I limoni
Tempo di lettura: 2 minutiAscoltami, i poeti laureati
si muovono soltanto fra le piante
dai nomi poco usati: bossi ligustri o acanti.
Io, per me, amo le strade che riescono agli erbosi
fossi dove in pozzanghere
mezzo seccate agguantano i ragazzi
qualche sparuta anguilla:
le viuzze che seguono i ciglioni,
discendono tra i ciuffi delle canne
e mettono negli orti, tra gli alberi dei limoni.
Meglio se le gazzarre degli uccelli
si spengono inghiottite dall’azzurro:
più chiaro si ascolta il susurro
dei rami amici nell’aria che quasi non si muove,
e i sensi di quest’odore
che non sa staccarsi da terra
e piove in petto una dolcezza inquieta.
Qui delle divertite passioni
per miracolo tace la guerra,
qui tocca anche a noi poveri la nostra parte di ricchezza
ed è l’odore dei limoni.
Vedi, in questi silenzi in cui le cose
s’abbandonano e sembrano vicine
a tradire il loro ultimo segreto,
talora ci si aspetta
di scoprire uno sbaglio di Natura,
il punto morto del mondo, l’anello che non tiene,
il filo da disbrogliare che finalmente ci metta
nel mezzo di una verità
Lo sguardo fruga d’intorno,
la mente indaga accorda disunisce
nel profumo che dilaga
quando il giorno più languisce.
Sono i silenzi in cui si vede
in ogni ombra umana che si allontana
qualche disturbata Divinità
Ma l’illusione manca e ci riporta il tempo
nelle città rumorose dove l’azzurro si mostra
soltanto a pezzi, in alto, tra le cimase.
La pioggia stanca la terra, di poi; s’affolta
il tedio dell’inverno sulle case,
la luce si fa avara – amara l’anima.
Quando un giorno da un malchiuso portone
tra gli alberi di una corte
ci si mostrano i gialli dei limoni;
e il gelo del cuore si sfa,
e in petto ci scrosciano
le loro canzoni
le trombe d’oro della solarità.
Eugenio Montale
In questa poesia di Montale si ritrova gran parte degli elementi – stilistici, psicologici e “ideologici” – che caratterizzano la raccolta di cui fa parte, gli Ossi di seppia (prima edizione del 1925 e seconda, quasi definitiva, del 1928): la ricerca di un linguaggio dimesso, «scabro ed essenziale» (in fuga sia dalle radicali rotture delle avanguardie sia dalle tonalità eroiche ed enfatiche dei «poeti laureati») che aderisca vividamente alle evidenze del mondo esterno (in maniera «musicale, istintiva, non programmatica» ebbe a dire lui stesso); la ricerca di un destinatario, di un “tu” cui partecipare i propri sentimenti («Ascoltami», «Vedi…»); il “male di vivere” che domina le «città rumorose», che incrudelisce nel «tedio dell’inverno», che fa la luce «avara – amara l’anima».
Cè tutto questo, ma ci sono soprattutto loro, i limoni.
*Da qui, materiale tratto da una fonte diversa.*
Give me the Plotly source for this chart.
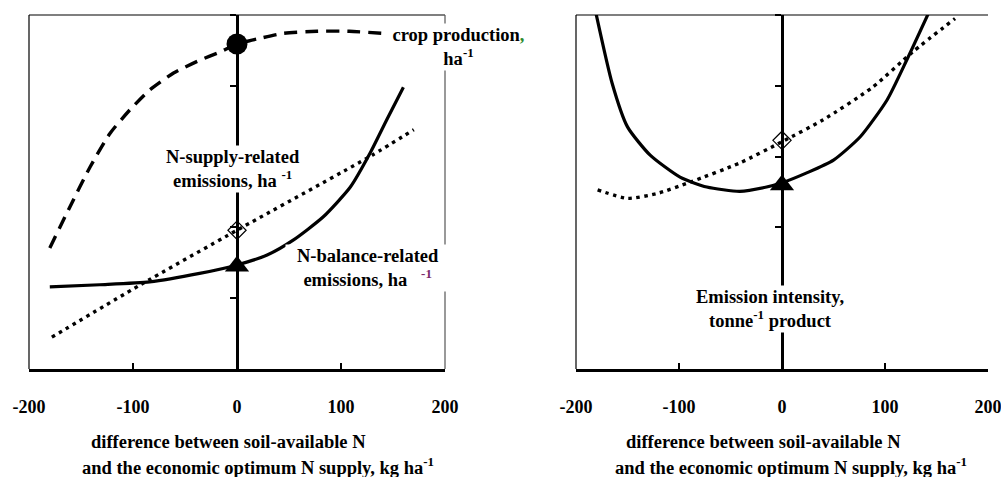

In questi mesi di primavera li vediamo gravidi di frutti maturi nei nostri quartieri. Brillano attraverso le ringhiere dei cortili, si affacciano ridendo da oltre i muri di cinta di qualche edificio. E la loro solare allegria tornerà a raggiare anche in inverno, quando tutto pare perduto, quando è evidente che il ricordo della trascorsa primavera sbiadisce e non procura più alcun conforto.
Benedetti limoni di città, che da un malchiuso portone ci sorprendono suggerendoci il sempre possibile miracolo.